THE REQUEST
Only the lines from the start of the data through the line containing "import * as" should be written out, exactly as they are, with both ends included and the pictures left out.
>> Begin
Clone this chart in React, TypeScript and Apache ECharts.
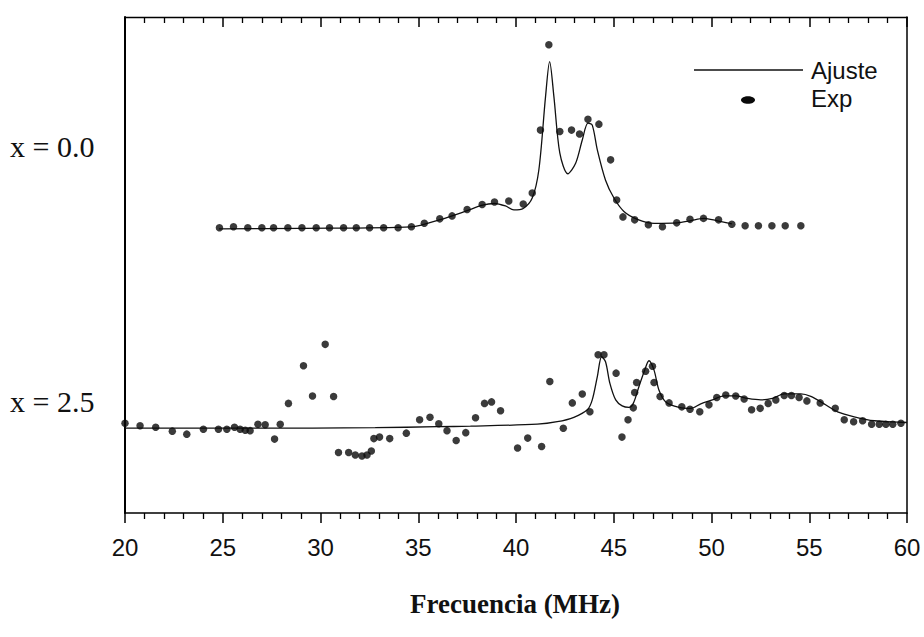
import React, { useEffect, useRef } from "react";
import * as echarts from "echarts";

// x = 0.0 : experimental points [MHz, a.u.]
const expTop: number[][] = [
  [24.83, 57.5], [25.55, 57.7], [26.28, 57.5], [27.0, 57.5], [27.6, 57.5], [28.33, 57.5],
  [29.05, 57.5], [29.78, 57.5], [30.46, 57.5], [31.18, 57.5], [31.83, 57.5], [32.51, 57.5],
  [33.23, 57.5], [33.97, 57.5], [34.65, 57.7], [35.31, 58.4], [36.1, 59.3], [36.73, 59.9],
  [37.5, 61.2], [38.27, 62.2], [38.9, 62.7], [39.63, 62.9], [40.37, 62.3], [40.83, 64.5],
  [41.25, 77.2], [41.68, 94.4], [42.24, 76.9], [42.84, 77.2], [43.25, 76.4], [43.68, 79.4],
  [44.24, 78.4], [44.84, 71.2], [45.15, 63.1], [45.47, 59.7], [46.07, 59.1], [46.77, 58.1],
  [47.49, 57.7], [48.22, 58.5], [48.9, 59.2], [49.59, 59.4], [50.36, 59.1], [51.04, 58.2],
  [51.72, 57.9], [52.4, 57.9], [53.09, 57.9], [53.77, 57.9], [54.57, 57.9],
];

// x = 0.0 : fit curve
const fitTop: number[][] = [
  [24.81, 57.3], [28.96, 57.4], [34.65, 57.7], [36.08, 59.1], [37.46, 60.9], [38.23, 62.0],
  [38.9, 62.4], [39.46, 61.9], [39.89, 61.1], [40.37, 61.4], [40.83, 63.5], [41.17, 69.2],
  [41.51, 83.9], [41.72, 91.0], [41.94, 83.9], [42.24, 72.6], [42.65, 68.4], [43.05, 70.5],
  [43.39, 75.2], [43.68, 78.6], [43.9, 78.2], [44.16, 73.2], [44.58, 67.1], [45.01, 63.5],
  [45.52, 60.8], [46.21, 59.2], [47.06, 58.4], [48.26, 58.5], [48.9, 58.9], [49.62, 59.4],
  [50.3, 58.9], [51.04, 58.3],
];

// x = 2.5 : experimental points
const expBottom: number[][] = [
  [20.0, 18.1], [20.77, 17.6], [21.57, 17.3], [22.42, 16.5], [23.16, 15.9], [24.01, 16.9],
  [24.78, 16.9], [25.21, 16.9], [25.6, 17.3], [25.89, 16.9], [26.15, 16.7], [26.4, 16.6],
  [26.8, 17.9], [27.17, 17.8], [27.65, 14.9], [27.94, 17.9], [28.36, 22.1], [29.13, 29.7],
  [29.59, 23.6], [30.24, 34.0], [30.67, 23.5], [30.92, 12.2], [31.44, 12.2], [31.78, 11.7],
  [32.12, 11.5], [32.38, 11.7], [32.6, 12.5], [32.73, 15.0], [33.02, 15.3], [33.54, 15.0],
  [34.39, 16.1], [35.07, 18.8], [35.6, 19.3], [36.05, 18.0], [36.47, 16.6], [36.94, 14.6],
  [37.43, 16.2], [37.93, 19.2], [38.39, 22.1], [38.75, 22.4], [39.21, 20.6], [40.08, 13.1],
  [40.6, 15.1], [41.31, 13.4], [41.73, 26.5], [42.42, 17.1], [42.88, 22.2], [43.39, 24.0],
  [43.78, 20.4], [44.2, 31.9], [44.5, 31.9], [45.12, 28.2], [45.42, 15.3], [45.73, 18.8],
  [46.0, 21.2], [46.07, 24.3], [46.17, 26.3], [46.63, 28.6], [46.98, 29.6], [47.06, 26.3],
  [47.37, 23.5], [47.83, 22.2], [48.48, 21.4], [48.9, 20.9], [49.4, 20.4], [49.87, 21.8],
  [50.27, 23.3], [50.73, 23.8], [51.24, 23.6], [51.67, 23.0], [52.05, 20.8], [52.49, 21.1],
  [52.9, 22.1], [53.29, 22.8], [53.72, 23.7], [54.09, 23.7], [54.48, 23.3], [54.88, 22.6],
  [55.56, 22.2], [56.33, 21.1], [56.79, 18.8], [57.27, 18.4], [57.73, 18.6], [58.19, 17.9],
  [58.58, 17.9], [58.92, 17.9], [59.27, 17.9], [59.69, 18.1],
];

// x = 2.5 : fit curve
const fitBottom: number[][] = [
  [20.0, 17.1], [26.4, 17.1], [32.8, 17.2], [35.96, 17.4], [37.67, 17.5], [41.09, 17.9],
  [42.11, 18.4], [42.96, 19.3], [43.65, 20.8], [43.9, 22.8], [44.16, 27.5], [44.38, 31.5],
  [44.58, 30.5], [44.8, 26.2], [45.1, 22.8], [45.43, 21.6], [45.78, 21.3], [46.0, 22.1],
  [46.29, 25.5], [46.58, 28.8], [46.8, 30.7], [47.06, 28.8], [47.31, 24.8], [47.66, 22.4],
  [48.34, 21.3], [48.94, 21.1], [49.45, 22.0], [50.05, 22.8], [50.64, 23.6], [51.24, 23.6],
  [51.84, 23.1], [52.52, 22.8], [53.12, 23.1], [53.72, 24.0], [54.57, 24.0], [55.08, 23.5],
  [55.76, 22.0], [56.45, 20.4], [57.3, 19.4], [58.33, 18.6], [59.69, 18.3], [60.0, 18.25],
];

const seriesLabels = ["x = 0.0", "x = 2.5"];
const legendNames = ["Ajuste", "Exp"];
const xTitle = "Frecuencia (MHz)";

const INK = "#000";

export default function App() {
  const ref = useRef<HTMLDivElement>(null);

  useEffect(() => {
    if (!ref.current) return;
    const chart = echarts.init(ref.current, undefined, { renderer: "svg" });

    const lineStyle = { color: "#111", width: 1.3 };
    const dot = { color: "#0a0a0a" };

    chart.setOption({
      animation: false,
      backgroundColor: "#fff",
      grid: { left: 125, right: 17, top: 17, bottom: 124, containLabel: false },
      xAxis: [
        {
          type: "value",
          position: "bottom",
          min: 20,
          max: 60,
          interval: 5,
          axisLine: { show: true, onZero: false, lineStyle: { color: INK, width: 1.5 } },
          axisTick: { show: true, inside: false, length: 10, lineStyle: { color: INK, width: 1.5 } },
          minorTick: { show: true, splitNumber: 5, length: 6, lineStyle: { color: INK, width: 1.3 } },
          axisLabel: {
            show: true,
            margin: 22,
            fontSize: 24,
            fontFamily: "Liberation Sans, Arial, sans-serif",
            color: "#111",
          },
          splitLine: { show: false },
          minorSplitLine: { show: false },
        },
        {
          type: "value",
          position: "top",
          min: 20,
          max: 60,
          interval: 5,
          axisLine: { show: true, onZero: false, lineStyle: { color: INK, width: 1.3 } },
          axisTick: { show: true, inside: true, length: 10, lineStyle: { color: INK, width: 1.5 } },
          minorTick: { show: true, splitNumber: 5, length: 6, lineStyle: { color: INK, width: 1.3 } },
          axisLabel: { show: false },
          splitLine: { show: false },
          minorSplitLine: { show: false },
        },
      ],
      yAxis: [
        {
          type: "value",
          position: "left",
          min: 0,
          max: 100,
          axisLine: { show: true, onZero: false, lineStyle: { color: INK, width: 2 } },
          axisTick: { show: false },
          axisLabel: { show: false },
          splitLine: { show: false },
        },
        {
          type: "value",
          position: "right",
          min: 0,
          max: 100,
          axisLine: { show: true, onZero: false, lineStyle: { color: INK, width: 1.5 } },
          axisTick: { show: false },
          axisLabel: { show: false },
          splitLine: { show: false },
        },
      ],
      series: [
        {
          name: legendNames[0],
          type: "line",
          data: fitTop,
          showSymbol: false,
          smooth: 0.3,
          lineStyle,
          z: 2,
        },
        {
          name: legendNames[0],
          type: "line",
          data: fitBottom,
          showSymbol: false,
          smooth: 0.3,
          lineStyle,
          z: 2,
        },
        {
          name: legendNames[1],
          type: "scatter",
          data: expTop,
          symbol: "circle",
          symbolSize: 7.5,
          itemStyle: dot,
          z: 3,
        },
        {
          name: legendNames[1],
          type: "scatter",
          data: expBottom,
          symbol: "circle",
          symbolSize: 7.5,
          itemStyle: dot,
          z: 3,
        },
      ],
      graphic: [
        {
          type: "text",
          left: 10,
          top: 131,
          style: {
            text: seriesLabels[0],
            font: "30px 'Liberation Serif', 'Times New Roman', serif",
            fill: "#111",
          },
        },
        {
          type: "text",
          left: 10,
          top: 386,
          style: {
            text: seriesLabels[1],
            font: "30px 'Liberation Serif', 'Times New Roman', serif",
            fill: "#111",
          },
        },
        {
          type: "line",
          shape: { x1: 694, y1: 70, x2: 803, y2: 70 },
          style: { stroke: "#111", lineWidth: 1.3 },
        },
        {
          type: "text",
          x: 811,
          y: 70,
          style: {
            text: legendNames[0],
            font: "24px 'Liberation Sans', Arial, sans-serif",
            fill: "#111",
            verticalAlign: "middle",
          },
        },
        {
          type: "ellipse",
          shape: { cx: 748, cy: 100, rx: 7, ry: 3.8 },
          style: { fill: "#0a0a0a" },
        },
        {
          type: "text",
          x: 811,
          y: 98,
          style: {
            text: legendNames[1],
            font: "24px 'Liberation Sans', Arial, sans-serif",
            fill: "#111",
            verticalAlign: "middle",
          },
        },
        {
          type: "text",
          x: 515,
          y: 604,
          style: {
            text: xTitle,
            font: "bold 27px 'Liberation Serif', 'Times New Roman', serif",
            fill: "#111",
            align: "center",
            verticalAlign: "middle",
          },
        },
      ],
    });

    return () => chart.dispose();
  }, []);

  return (
    <div
      ref={ref}
      style={{ position: "absolute", left: 0, top: 0, width: 924, height: 637, background: "#fff" }}
    />
  );
}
>> End
EXERCISE ANSWER
Clone this chart in React, TypeScript and Apache ECharts.
import React, { useEffect, useRef } from "react";
import * as echarts from "echarts";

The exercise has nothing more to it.